I’ve watched the trailer several times now with the alternate endings (thoughtfully compiled in the clip above) and it has me remembering the evening, ten-plus years ago, when a friend invited me to a screening of the Lord of the Rings preview reel Jackson had prepared for the Cannes film festival. At the time, I knew Jackson chiefly  as the splatter auteur behind Brain Dead. He’d shown unexpectedly depth and discipline with Heavenly Creatures (and, with his casting of Kate Winslet, an eye for talent) but the followup, The Frighteners, had been more than a bit of a mess. Meanwhile, I’m old enough to have seen Ralph Bakshi’s bungled attempt at an animated version of The Lord of the Rings in the theater, and let’s just say my hopes weren’t very high.

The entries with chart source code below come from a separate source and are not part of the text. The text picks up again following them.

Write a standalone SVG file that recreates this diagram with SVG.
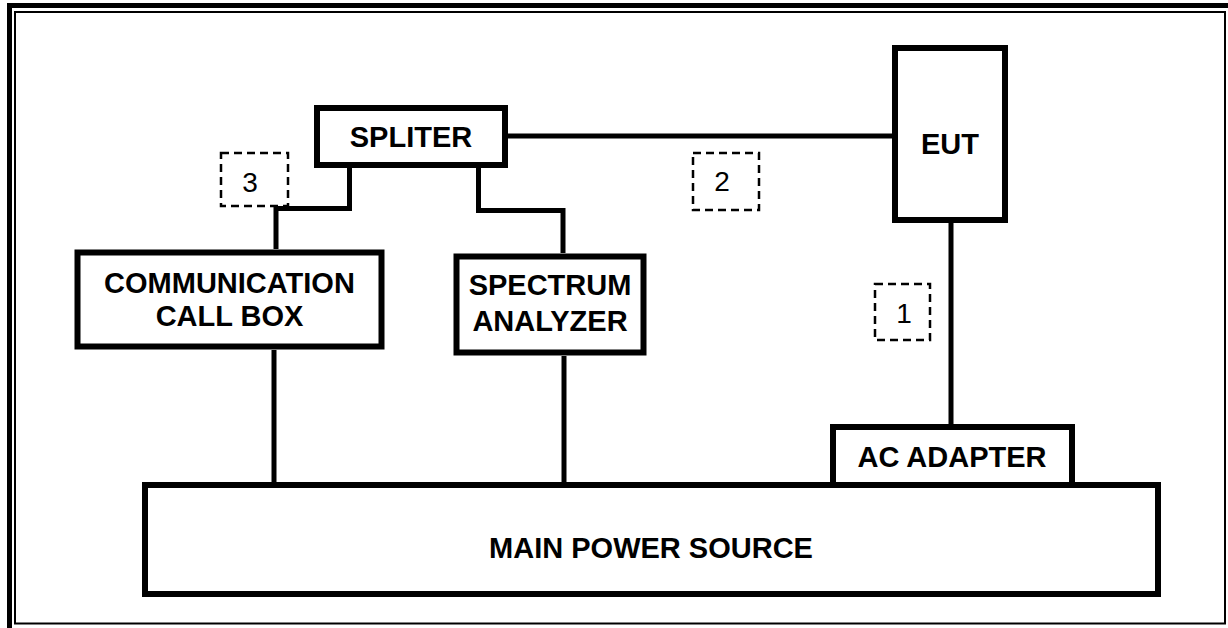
<svg xmlns="http://www.w3.org/2000/svg" width="1228" height="628" viewBox="0 0 1228 628">
<style>
.box{fill:#fff;stroke:#000;stroke-width:6}
.lbl{font-family:"Liberation Sans",Arial,sans-serif;font-weight:bold;font-size:29px;text-anchor:middle;fill:#000}
.num{font-family:"Liberation Sans",Arial,sans-serif;font-size:28px;text-anchor:middle;fill:#000}
.dash{fill:none;stroke:#000;stroke-width:2.5;stroke-dasharray:8 5}
.wire{fill:none;stroke:#000;stroke-width:5}
</style>
<rect x="0" y="0" width="1228" height="628" fill="#fff"/>
<g id="frame">
<rect x="9.5" y="5.5" width="1225" height="625" fill="none" stroke="#000" stroke-width="5"/>
<rect x="15" y="12" width="1210" height="611.5" fill="none" stroke="#000" stroke-width="2"/>
</g>
<g id="connectors">
<path class="wire" d="M508 136 H892"/>
<path class="wire" d="M349.5 168 V208.5 H276 V249"/>
<path class="wire" d="M478.5 168 V210.5 H563 V253"/>
<path class="wire" d="M274 350 V482"/>
<path class="wire" d="M564 356 V482"/>
<path class="wire" d="M951 223 V424"/>
</g>
<g id="main-power">
<rect class="box" x="145" y="485" width="1013" height="109"/>
<text class="lbl" x="651" y="558">MAIN POWER SOURCE</text>
</g>
<g id="ac-adapter">
<rect class="box" x="833" y="427" width="239" height="58"/>
<text class="lbl" x="952" y="467">AC ADAPTER</text>
</g>
<g id="spliter">
<rect class="box" x="317" y="108" width="188" height="57"/>
<text class="lbl" x="411" y="147">SPLITER</text>
</g>
<g id="eut">
<rect class="box" x="895" y="48" width="110" height="172"/>
<text class="lbl" x="950" y="154">EUT</text>
</g>
<g id="call-box">
<rect class="box" x="77.5" y="252.5" width="304" height="94"/>
<text class="lbl" x="229.5" y="293">COMMUNICATION</text>
<text class="lbl" x="229.5" y="326">CALL BOX</text>
</g>
<g id="spectrum">
<rect class="box" x="456.5" y="256.5" width="187" height="96"/>
<text class="lbl" x="550" y="295">SPECTRUM</text>
<text class="lbl" x="550" y="331">ANALYZER</text>
</g>
<g id="label-3">
<rect class="dash" x="221" y="153" width="67" height="53"/>
<text class="num" x="250" y="191.5">3</text>
</g>
<g id="label-2">
<rect class="dash" x="693" y="153" width="66" height="57"/>
<text class="num" x="722" y="191">2</text>
</g>
<g id="label-1">
<rect class="dash" x="875" y="284" width="55" height="56"/>
<text class="num" x="904" y="323">1</text>
</g>
</svg>
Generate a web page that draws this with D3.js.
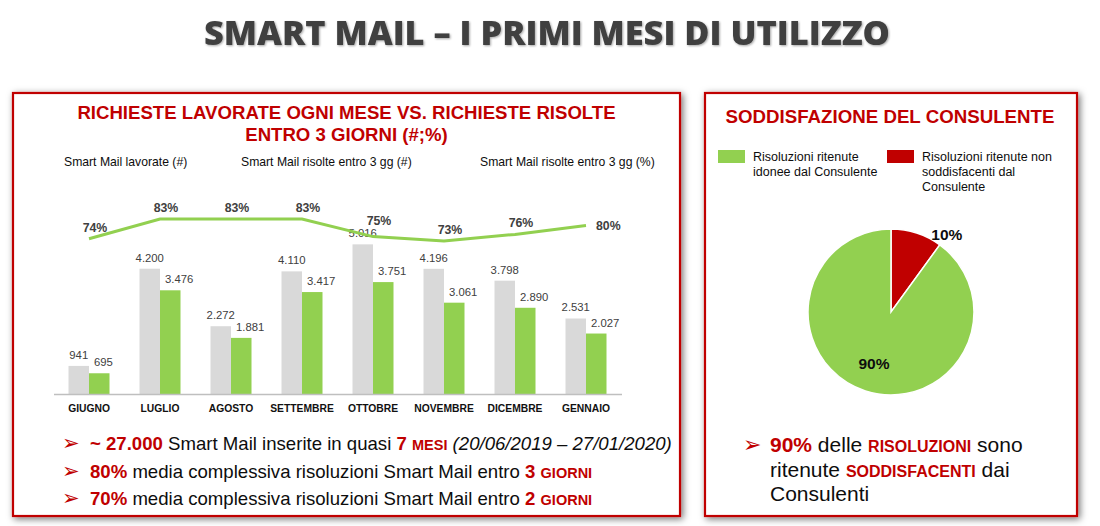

The half-hour preview started on exactly the right note, with a hobbit-sized Peter Jackson sitting in Gandalf’s wagon. The montage of scenes carried through to the Mines of Moria sequence, with everything from the bucket falling falling down the well to the fight with the cave troll and Gandalf turning to face the Balrog. After that came another montage, leading up to Frodo in Mount Doom, turning and announcing that he wasn’t going to destroy the ring after all. As I recall, Frodo’s eyes were like black marbles, so the climax obviously underwent some rethinking.


At any rate, I left the screening eager to see the whole film, and since then I’ve been a complete fool for all three movies. I’m getting some of that same buzz from this Hobbit trailer, and I can hardly wait for December to roll around. This time I’ll be able to go with Eldest Daughter, who got hooked on Middle-earth watching the extended DVD versions.


Meanwhile, I wonder if that Cannes preview reel is posted anywhere online? I’d love to see it again.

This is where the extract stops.